_INFORMATION PROVIDED_
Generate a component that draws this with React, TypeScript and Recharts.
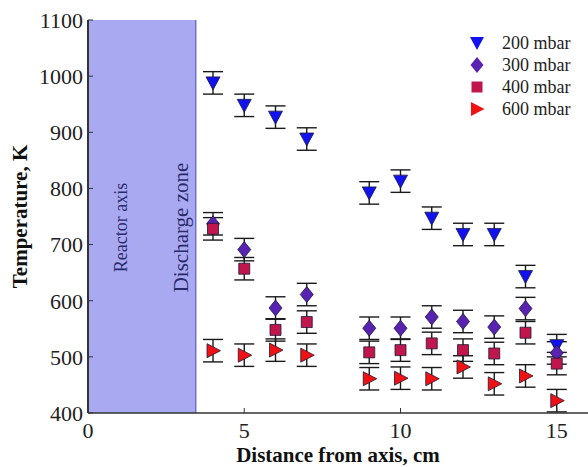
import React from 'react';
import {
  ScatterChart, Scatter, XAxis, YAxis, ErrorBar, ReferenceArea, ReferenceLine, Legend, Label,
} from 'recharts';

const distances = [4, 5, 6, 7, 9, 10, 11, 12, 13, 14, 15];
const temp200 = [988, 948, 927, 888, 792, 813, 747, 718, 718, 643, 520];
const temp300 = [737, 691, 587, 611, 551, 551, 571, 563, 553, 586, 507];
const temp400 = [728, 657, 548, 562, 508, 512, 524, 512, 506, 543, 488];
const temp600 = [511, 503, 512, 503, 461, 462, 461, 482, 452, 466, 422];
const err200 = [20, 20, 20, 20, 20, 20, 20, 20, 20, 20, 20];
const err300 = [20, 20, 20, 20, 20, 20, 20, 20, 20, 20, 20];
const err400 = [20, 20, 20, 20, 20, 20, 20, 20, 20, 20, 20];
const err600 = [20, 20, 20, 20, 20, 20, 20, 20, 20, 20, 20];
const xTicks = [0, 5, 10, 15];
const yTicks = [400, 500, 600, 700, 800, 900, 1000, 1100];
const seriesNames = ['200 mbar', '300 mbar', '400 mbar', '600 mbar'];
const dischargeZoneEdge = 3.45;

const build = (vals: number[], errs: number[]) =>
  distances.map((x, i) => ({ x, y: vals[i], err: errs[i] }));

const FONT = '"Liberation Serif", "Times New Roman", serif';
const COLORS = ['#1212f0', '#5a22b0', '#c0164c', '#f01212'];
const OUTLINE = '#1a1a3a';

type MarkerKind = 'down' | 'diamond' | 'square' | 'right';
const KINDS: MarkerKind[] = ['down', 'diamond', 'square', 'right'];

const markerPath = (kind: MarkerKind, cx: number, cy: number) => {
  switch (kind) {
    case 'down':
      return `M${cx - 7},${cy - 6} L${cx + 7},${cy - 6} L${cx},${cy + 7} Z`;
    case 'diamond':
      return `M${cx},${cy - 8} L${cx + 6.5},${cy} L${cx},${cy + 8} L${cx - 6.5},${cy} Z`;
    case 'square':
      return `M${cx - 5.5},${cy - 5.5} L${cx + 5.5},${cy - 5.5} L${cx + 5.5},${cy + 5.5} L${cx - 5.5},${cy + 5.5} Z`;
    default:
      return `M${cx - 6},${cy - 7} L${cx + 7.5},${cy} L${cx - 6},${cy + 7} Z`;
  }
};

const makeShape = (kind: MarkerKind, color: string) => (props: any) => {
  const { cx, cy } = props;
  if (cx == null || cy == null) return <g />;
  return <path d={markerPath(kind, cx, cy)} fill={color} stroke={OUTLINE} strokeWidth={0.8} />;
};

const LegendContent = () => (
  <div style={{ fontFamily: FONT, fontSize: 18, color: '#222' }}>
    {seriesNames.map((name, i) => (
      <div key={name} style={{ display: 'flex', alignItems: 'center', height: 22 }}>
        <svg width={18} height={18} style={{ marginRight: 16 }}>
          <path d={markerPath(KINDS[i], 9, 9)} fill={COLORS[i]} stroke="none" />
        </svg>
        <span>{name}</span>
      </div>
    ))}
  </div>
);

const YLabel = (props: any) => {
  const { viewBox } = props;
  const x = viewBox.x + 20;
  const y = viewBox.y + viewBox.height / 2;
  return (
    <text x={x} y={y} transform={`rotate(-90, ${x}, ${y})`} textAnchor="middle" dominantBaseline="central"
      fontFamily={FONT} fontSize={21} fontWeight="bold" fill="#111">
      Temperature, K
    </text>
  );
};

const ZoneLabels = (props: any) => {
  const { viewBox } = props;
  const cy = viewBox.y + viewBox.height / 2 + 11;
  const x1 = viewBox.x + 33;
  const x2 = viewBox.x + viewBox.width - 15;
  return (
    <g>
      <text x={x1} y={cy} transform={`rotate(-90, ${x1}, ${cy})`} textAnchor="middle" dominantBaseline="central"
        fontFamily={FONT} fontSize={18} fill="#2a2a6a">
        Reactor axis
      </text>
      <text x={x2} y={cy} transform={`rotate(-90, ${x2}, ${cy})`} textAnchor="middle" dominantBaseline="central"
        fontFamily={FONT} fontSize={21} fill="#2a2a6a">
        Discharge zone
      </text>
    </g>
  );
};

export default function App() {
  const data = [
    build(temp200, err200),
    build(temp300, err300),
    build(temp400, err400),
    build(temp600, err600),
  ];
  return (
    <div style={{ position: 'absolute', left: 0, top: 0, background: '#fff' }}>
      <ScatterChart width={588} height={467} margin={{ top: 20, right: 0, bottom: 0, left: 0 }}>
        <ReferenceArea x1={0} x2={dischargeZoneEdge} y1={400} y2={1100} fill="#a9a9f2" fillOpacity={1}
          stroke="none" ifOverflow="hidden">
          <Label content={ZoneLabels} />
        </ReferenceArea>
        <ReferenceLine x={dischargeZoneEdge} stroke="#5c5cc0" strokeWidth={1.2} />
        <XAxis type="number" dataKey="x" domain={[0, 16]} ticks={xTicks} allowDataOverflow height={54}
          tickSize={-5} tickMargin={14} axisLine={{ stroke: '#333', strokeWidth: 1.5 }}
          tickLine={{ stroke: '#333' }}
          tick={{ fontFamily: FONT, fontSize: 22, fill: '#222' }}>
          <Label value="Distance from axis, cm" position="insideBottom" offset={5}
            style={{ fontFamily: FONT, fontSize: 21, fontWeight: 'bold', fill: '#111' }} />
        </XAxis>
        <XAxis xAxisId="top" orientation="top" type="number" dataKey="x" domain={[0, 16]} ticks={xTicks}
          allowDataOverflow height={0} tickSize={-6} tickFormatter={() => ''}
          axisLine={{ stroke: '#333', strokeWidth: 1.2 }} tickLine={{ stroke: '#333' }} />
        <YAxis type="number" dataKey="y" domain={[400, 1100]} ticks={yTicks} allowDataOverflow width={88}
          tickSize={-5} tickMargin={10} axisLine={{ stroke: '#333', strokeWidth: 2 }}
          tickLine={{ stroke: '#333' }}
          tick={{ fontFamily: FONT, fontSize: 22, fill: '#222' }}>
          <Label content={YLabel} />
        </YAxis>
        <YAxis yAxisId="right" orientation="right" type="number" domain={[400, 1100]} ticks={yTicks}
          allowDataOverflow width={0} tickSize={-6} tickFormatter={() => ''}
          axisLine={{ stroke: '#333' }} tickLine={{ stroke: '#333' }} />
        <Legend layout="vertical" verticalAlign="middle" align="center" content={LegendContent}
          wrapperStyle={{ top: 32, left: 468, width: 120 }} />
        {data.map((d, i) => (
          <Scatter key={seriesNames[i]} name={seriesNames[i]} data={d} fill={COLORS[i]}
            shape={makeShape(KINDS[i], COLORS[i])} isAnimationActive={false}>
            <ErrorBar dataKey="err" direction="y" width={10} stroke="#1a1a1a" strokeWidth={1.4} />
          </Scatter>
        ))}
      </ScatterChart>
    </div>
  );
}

_WHAT YOU SHOULD DO_
Pictures are excluded; output everything else in the data verbatim.

_SOLUTION TO THE EXERCISE_
Generate a component that draws this with React, TypeScript and Recharts.
import React from 'react';
import {
  ScatterChart, Scatter, XAxis, YAxis, ErrorBar, ReferenceArea, ReferenceLine, Legend, Label,
} from 'recharts';

const distances = [4, 5, 6, 7, 9, 10, 11, 12, 13, 14, 15];
const temp200 = [988, 948, 927, 888, 792, 813, 747, 718, 718, 643, 520];
const temp300 = [737, 691, 587, 611, 551, 551, 571, 563, 553, 586, 507];
const temp400 = [728, 657, 548, 562, 508, 512, 524, 512, 506, 543, 488];
const temp600 = [511, 503, 512, 503, 461, 462, 461, 482, 452, 466, 422];
const err200 = [20, 20, 20, 20, 20, 20, 20, 20, 20, 20, 20];
const err300 = [20, 20, 20, 20, 20, 20, 20, 20, 20, 20, 20];
const err400 = [20, 20, 20, 20, 20, 20, 20, 20, 20, 20, 20];
const err600 = [20, 20, 20, 20, 20, 20, 20, 20, 20, 20, 20];
const xTicks = [0, 5, 10, 15];
const yTicks = [400, 500, 600, 700, 800, 900, 1000, 1100];
const seriesNames = ['200 mbar', '300 mbar', '400 mbar', '600 mbar'];
const dischargeZoneEdge = 3.45;

const build = (vals: number[], errs: number[]) =>
  distances.map((x, i) => ({ x, y: vals[i], err: errs[i] }));

const FONT = '"Liberation Serif", "Times New Roman", serif';
const COLORS = ['#1212f0', '#5a22b0', '#c0164c', '#f01212'];
const OUTLINE = '#1a1a3a';

type MarkerKind = 'down' | 'diamond' | 'square' | 'right';
const KINDS: MarkerKind[] = ['down', 'diamond', 'square', 'right'];

const markerPath = (kind: MarkerKind, cx: number, cy: number) => {
  switch (kind) {
    case 'down':
      return `M${cx - 7},${cy - 6} L${cx + 7},${cy - 6} L${cx},${cy + 7} Z`;
    case 'diamond':
      return `M${cx},${cy - 8} L${cx + 6.5},${cy} L${cx},${cy + 8} L${cx - 6.5},${cy} Z`;
    case 'square':
      return `M${cx - 5.5},${cy - 5.5} L${cx + 5.5},${cy - 5.5} L${cx + 5.5},${cy + 5.5} L${cx - 5.5},${cy + 5.5} Z`;
    default:
      return `M${cx - 6},${cy - 7} L${cx + 7.5},${cy} L${cx - 6},${cy + 7} Z`;
  }
};

const makeShape = (kind: MarkerKind, color: string) => (props: any) => {
  const { cx, cy } = props;
  if (cx == null || cy == null) return <g />;
  return <path d={markerPath(kind, cx, cy)} fill={color} stroke={OUTLINE} strokeWidth={0.8} />;
};

const LegendContent = () => (
  <div style={{ fontFamily: FONT, fontSize: 18, color: '#222' }}>
    {seriesNames.map((name, i) => (
      <div key={name} style={{ display: 'flex', alignItems: 'center', height: 22 }}>
        <svg width={18} height={18} style={{ marginRight: 16 }}>
          <path d={markerPath(KINDS[i], 9, 9)} fill={COLORS[i]} stroke="none" />
        </svg>
        <span>{name}</span>
      </div>
    ))}
  </div>
);

const YLabel = (props: any) => {
  const { viewBox } = props;
  const x = viewBox.x + 20;
  const y = viewBox.y + viewBox.height / 2;
  return (
    <text x={x} y={y} transform={`rotate(-90, ${x}, ${y})`} textAnchor="middle" dominantBaseline="central"
      fontFamily={FONT} fontSize={21} fontWeight="bold" fill="#111">
      Temperature, K
    </text>
  );
};

const ZoneLabels = (props: any) => {
  const { viewBox } = props;
  const cy = viewBox.y + viewBox.height / 2 + 11;
  const x1 = viewBox.x + 33;
  const x2 = viewBox.x + viewBox.width - 15;
  return (
    <g>
      <text x={x1} y={cy} transform={`rotate(-90, ${x1}, ${cy})`} textAnchor="middle" dominantBaseline="central"
        fontFamily={FONT} fontSize={18} fill="#2a2a6a">
        Reactor axis
      </text>
      <text x={x2} y={cy} transform={`rotate(-90, ${x2}, ${cy})`} textAnchor="middle" dominantBaseline="central"
        fontFamily={FONT} fontSize={21} fill="#2a2a6a">
        Discharge zone
      </text>
    </g>
  );
};

export default function App() {
  const data = [
    build(temp200, err200),
    build(temp300, err300),
    build(temp400, err400),
    build(temp600, err600),
  ];
  return (
    <div style={{ position: 'absolute', left: 0, top: 0, background: '#fff' }}>
      <ScatterChart width={588} height={467} margin={{ top: 20, right: 0, bottom: 0, left: 0 }}>
        <ReferenceArea x1={0} x2={dischargeZoneEdge} y1={400} y2={1100} fill="#a9a9f2" fillOpacity={1}
          stroke="none" ifOverflow="hidden">
          <Label content={ZoneLabels} />
        </ReferenceArea>
        <ReferenceLine x={dischargeZoneEdge} stroke="#5c5cc0" strokeWidth={1.2} />
        <XAxis type="number" dataKey="x" domain={[0, 16]} ticks={xTicks} allowDataOverflow height={54}
          tickSize={-5} tickMargin={14} axisLine={{ stroke: '#333', strokeWidth: 1.5 }}
          tickLine={{ stroke: '#333' }}
          tick={{ fontFamily: FONT, fontSize: 22, fill: '#222' }}>
          <Label value="Distance from axis, cm" position="insideBottom" offset={5}
            style={{ fontFamily: FONT, fontSize: 21, fontWeight: 'bold', fill: '#111' }} />
        </XAxis>
        <XAxis xAxisId="top" orientation="top" type="number" dataKey="x" domain={[0, 16]} ticks={xTicks}
          allowDataOverflow height={0} tickSize={-6} tickFormatter={() => ''}
          axisLine={{ stroke: '#333', strokeWidth: 1.2 }} tickLine={{ stroke: '#333' }} />
        <YAxis type="number" dataKey="y" domain={[400, 1100]} ticks={yTicks} allowDataOverflow width={88}
          tickSize={-5} tickMargin={10} axisLine={{ stroke: '#333', strokeWidth: 2 }}
          tickLine={{ stroke: '#333' }}
          tick={{ fontFamily: FONT, fontSize: 22, fill: '#222' }}>
          <Label content={YLabel} />
        </YAxis>
        <YAxis yAxisId="right" orientation="right" type="number" domain={[400, 1100]} ticks={yTicks}
          allowDataOverflow width={0} tickSize={-6} tickFormatter={() => ''}
          axisLine={{ stroke: '#333' }} tickLine={{ stroke: '#333' }} />
        <Legend layout="vertical" verticalAlign="middle" align="center" content={LegendContent}
          wrapperStyle={{ top: 32, left: 468, width: 120 }} />
        {data.map((d, i) => (
          <Scatter key={seriesNames[i]} name={seriesNames[i]} data={d} fill={COLORS[i]}
            shape={makeShape(KINDS[i], COLORS[i])} isAnimationActive={false}>
            <ErrorBar dataKey="err" direction="y" width={10} stroke="#1a1a1a" strokeWidth={1.4} />
          </Scatter>
        ))}
      </ScatterChart>
    </div>
  );
}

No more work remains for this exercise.